It is often difficult to imagine what a place must have been like in a different time. Even in a town as steeped in history as Boston, it can be difficult to envision the lay of the land in the seventeenth or eighteenth century. Most of the buildings have long since disappeared or been destroyed by one of the many fires that have devastated the city since its founding in 1630. The roads have changed too, but less than one might imagine. The original road out of town down to the Neck still exists, although it has been completely transformed by development of almost four centuries. I aim to walk to the original entrance to the town of Boston, the gate on Boston Neck, which was first built in 1631. This gate is only a little more than a mile from where I stand in front of the Old State House, but this is one of the most historically dense miles in all of the United States. I aim to walk back and forth in time as well, attempting to recall what was and to examine what is. The gate is long gone, much of the area formerly under water has been reclaimed by landfill, the inhabitants have changed dramatically over time, both in number and in provenance, but the road still exists and there are many stones that still speak of another time.
In 1690, after seventy or so years of British colonization of North America, five settlements in the American colonies could be considered to be more than villages: Boston, Newport, New York, Philadelphia, and Charles Town (Charleston, South Carolina)(1).

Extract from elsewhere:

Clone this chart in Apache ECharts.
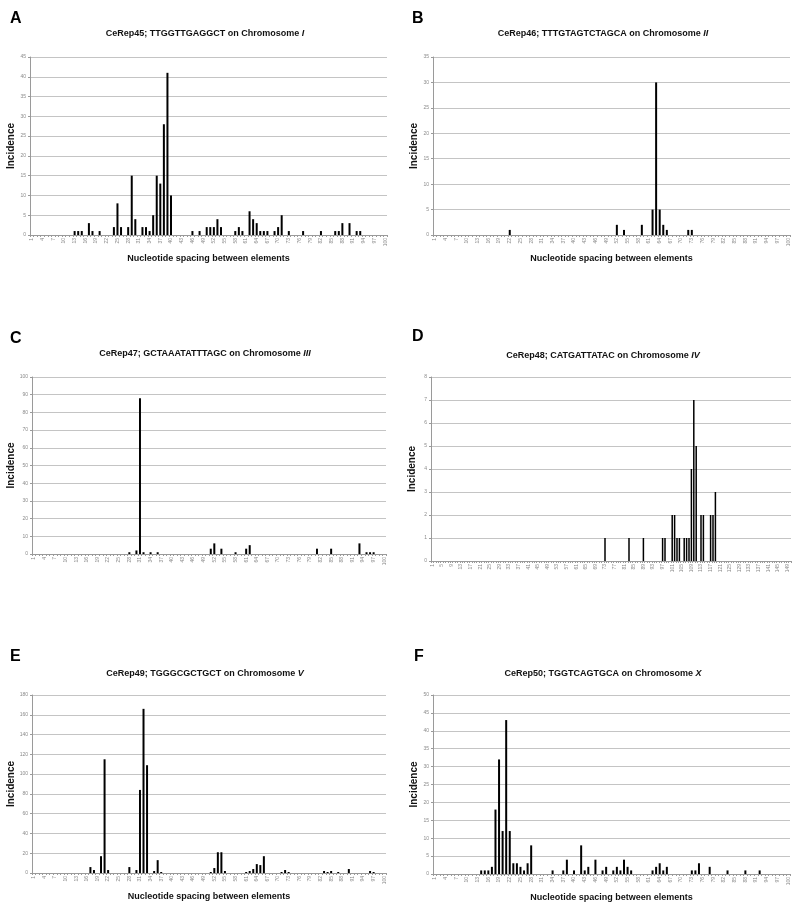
<!DOCTYPE html>
<html><head><meta charset="utf-8">
<script src="https://cdn.jsdelivr.net/npm/echarts@6/dist/echarts.min.js"></script>
<style>html,body{margin:0;padding:0;background:#fff}#c{width:800px;height:911px}</style>
</head><body><div id="c"></div>
<script>
// Panel A: CeRep45
const aSpacing = [13,14,15,17,18,20,24,25,26,28,29,30,32,33,34,35,36,37,38,39,40,46,48,50,51,52,53,54,58,59,60,62,63,64,65,66,67,69,70,71,73,77,82,86,87,88,90,92,93];
const aCount   = [1,1,1,3,1,1,2,8,2,2,15,4,2,2,1,5,15,13,28,41,10,1,1,2,2,2,4,2,1,2,1,6,4,3,1,1,1,1,2,5,1,1,1,1,1,3,3,1,1];
// Panel B: CeRep46
const bSpacing = [22,52,54,59,62,63,64,65,66,72,73];
const bCount   = [1,2,1,2,5,30,5,2,1,1,1];
// Panel C: CeRep47
const cSpacing = [28,30,31,32,34,36,51,52,54,58,61,62,81,85,93,95,96,97];
const cCount   = [1,2,88,1,1,1,3,6,3,1,3,5,3,3,6,1,1,1];
// Panel D: CeRep48
const dSpacing = [73,83,89,97,98,101,102,103,104,106,107,108,109,110,111,113,114,117,118,119];
const dCount   = [1,1,1,1,1,2,2,1,1,1,1,1,4,7,5,2,2,2,2,3];
// Panel E: CeRep49
const eSpacing = [17,18,20,21,22,28,30,31,32,33,35,36,37,51,52,53,54,55,61,62,63,64,65,66,71,72,73,83,84,85,87,90,96,97];
const eCount   = [6,3,17,115,3,6,3,84,166,109,2,13,1,1,5,21,21,2,1,2,4,9,8,17,1,3,1,2,1,2,1,4,2,1];
// Panel F: CeRep50
const fSpacing = [14,15,16,17,18,19,20,21,22,23,24,25,26,27,28,34,37,38,40,42,43,44,46,48,49,51,52,53,54,55,56,62,63,64,65,66,73,74,75,78,83,88,92];
const fCount   = [1,1,1,2,18,32,12,43,12,3,3,2,1,3,8,1,1,4,1,8,1,2,4,1,2,1,2,1,4,2,1,1,2,3,1,2,1,1,3,2,1,1,1];

const nCats100 = 100, nCatsD = 150;
const yMax = [45, 35, 100, 8, 180, 50];
const yStep = [5, 5, 10, 1, 20, 5];
const titles = [
  ['CeRep45; TTGGTTGAGGCT on Chromosome ', 'I'],
  ['CeRep46; TTTGTAGTCTAGCA on Chromosome ', 'II'],
  ['CeRep47; GCTAAATATTTAGC on Chromosome ', 'III'],
  ['CeRep48; CATGATTATAC on Chromosome ', 'IV'],
  ['CeRep49; TGGGCGCTGCT on Chromosome ', 'V'],
  ['CeRep50; TGGTCAGTGCA on Chromosome ', 'X']
];
const letters = ['A','B','C','D','E','F'];

function cats(n){ const r=[]; for(let i=1;i<=n;i++) r.push(String(i)); return r; }
function expand(sp, ct, n){ const r=new Array(n).fill(0); sp.forEach((s,i)=>{ r[s-1]=ct[i]; }); return r; }

const panels = [
  {sp:aSpacing, ct:aCount, n:nCats100},
  {sp:bSpacing, ct:bCount, n:nCats100},
  {sp:cSpacing, ct:cCount, n:nCats100},
  {sp:dSpacing, ct:dCount, n:nCatsD},
  {sp:eSpacing, ct:eCount, n:nCats100},
  {sp:fSpacing, ct:fCount, n:nCats100}
];
// layout
const grids = [
  {left:30, top:57, width:357, height:178},
  {left:433, top:57, width:357, height:178},
  {left:32, top:377, width:354, height:177},
  {left:431, top:377, width:360, height:184},
  {left:32, top:695, width:354, height:178},
  {left:433, top:695, width:357, height:179}
];
const titlePos = [[200,24],[598,24],[200,344],[598,346],[200,664],[598,664]];
const letterPos = [[5,6],[407,6],[5,326],[407,324],[5,644],[409,644]];
const FONT = 'Arial, "Liberation Sans", sans-serif';

const option = {
  animation:false,
  backgroundColor:'#fff',
  title: [],
  grid: grids.map(g=>Object.assign({containLabel:false}, g)),
  xAxis: [], yAxis: [], series: []
};
panels.forEach((p,i)=>{
  option.title.push({
    text:'{b|'+titles[i][0]+'}{i|'+titles[i][1]+'}',
    left:titlePos[i][0], top:titlePos[i][1], textAlign:'center',
    textStyle:{rich:{
      b:{fontFamily:FONT,fontWeight:'bold',fontSize:9,color:'#111'},
      i:{fontFamily:FONT,fontWeight:'bold',fontStyle:'italic',fontSize:9,color:'#111'}
    }}
  });
  option.title.push({
    text:letters[i], left:letterPos[i][0], top:letterPos[i][1],
    textStyle:{fontFamily:FONT,fontWeight:'bold',fontSize:16,color:'#000'}
  });
  const showX = i!==2 && i!==3;
  option.xAxis.push({
    type:'category', gridIndex:i, data:cats(p.n),
    name: showX ? 'Nucleotide spacing between elements' : '',
    nameLocation:'middle', nameGap:19,
    nameTextStyle:{fontFamily:FONT,fontWeight:'bold',fontSize:9,color:'#111'},
    axisLine:{lineStyle:{color:'#9a9a9a',width:1}},
    axisTick:{show:true,interval:0,length:2,lineStyle:{color:'#9a9a9a'}},
    axisLabel:{interval: p.n===150?3:2, rotate:90, fontSize:5, color:'#8a8a8a', margin:3, fontFamily:FONT},
    splitLine:{show:false}
  });
  option.yAxis.push({
    type:'value', gridIndex:i, min:0, max:yMax[i], interval:yStep[i],
    name:'Incidence', nameLocation:'middle', nameRotate:90, nameGap: 14,
    nameTextStyle:{fontFamily:FONT,fontWeight:'bold',fontSize:10,color:'#111'},
    axisLine:{show:true,lineStyle:{color:'#9a9a9a',width:1}},
    axisTick:{show:true,length:2,lineStyle:{color:'#9a9a9a'}},
    axisLabel:{fontSize:5,color:'#8a8a8a',margin:4,fontFamily:FONT},
    splitLine:{show:true,lineStyle:{color:'#c4c4c4',width:1}}
  });
  option.series.push({
    type:'bar', xAxisIndex:i, yAxisIndex:i,
    data:expand(p.sp,p.ct,p.n),
    barWidth: p.n===150?1.5:2,
    itemStyle:{color:'#000'},
    silent:true
  });
});
const chart = echarts.init(document.getElementById('c'), null, {renderer:'canvas'});
chart.setOption(option);
</script>
</body></html>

Together these five provincial towns totaled about ten percent of the entire population of the colonies, which has been estimated at about 206,000 (2). Boston, with roughly 7,000 people, was by far the largest town in the American colonies, followed by Philadelphia and New York each with about 4,000, Newport with approximately 2,600, and Charles Town at the foot of the table with 1,100 inhabitants. Boston would remain the largest town in Colonial America until the eve of the American Revolution, and the three largest aforementioned cities would maintain their lead as the largest cities for over a century. In between these five settlements “stretched eleven hundred miles of wilderness, broken only by rare and occasional settlements.”(3) The road connecting these cities would have been a lonely and dangerous place, through territories still not under the control of the Englishmen who nominally ruled the colonies and peopled by understandably hostile Pequots, Narragansett, Massachusett, and other Indian peoples, through dark and dangerous woods populated by bear, catamounts, rattlesnakes, and wolves, intersected by fast running and wide rivers, and bereft of decent places to sleep or eat. A trip on the road that would become known as the Post Road was an adventurous journey, not to be taken lightly.
The position of Boston on the Shawmut peninsula was not an accident. Surrounded on all sides by water save for the Neck connecting it to the mainland, it was relatively safe from assault by hostile native people, and its position well inside a large and almost landlocked harbor kept hostile forces from across the sea at bay. By 1740, Boston had more than doubled in size to about 17,000 people, all contained within the confines of the Shawmut peninsula. Although this seems small, it should be noted that only London (population about 675,000 in 1750) and four or five other towns in England (Bristol at 45,000 was the second largest town in England in 1750), exceeded Boston in population in the middle of the eighteenth century (4). Boston was still the largest town in the colonies, but the other towns were catching up and at the first census in 1790, New York (33,131) had become the largest town in the United States of America, a position it has maintained to the present time. Boston,with a population of 18,320, followed Philadelphia (28,522) as the third largest city in the new nation, but was only slightly larger than it had been fifty years earlier(5). The peninsula was quickly becoming full, and only the addition of more territory would enable the city to grow. Unlike New York or Philadelphia, the town was hemmed in by water and in order to increase in population would need literally to increase in land.
When looked at from the perspective of an eighteenth-century visitor, Boston was a major metropolis, crowded and bustling, the seat of government and commerce, and a major destination for traders, settlers, and soldiers alike. One in thirty settlers in all of the colonies resided in Boston in 1690. Yet from the Old State House to the Gate which marked the limits of the town, the “street leading to the Neck” measured a mere one mile and a few yards. This thoroughfare was and continues to be, the main commercial road in Boston. Today the city limits of Boston are much greater and the population of the city proper is close to 600,000.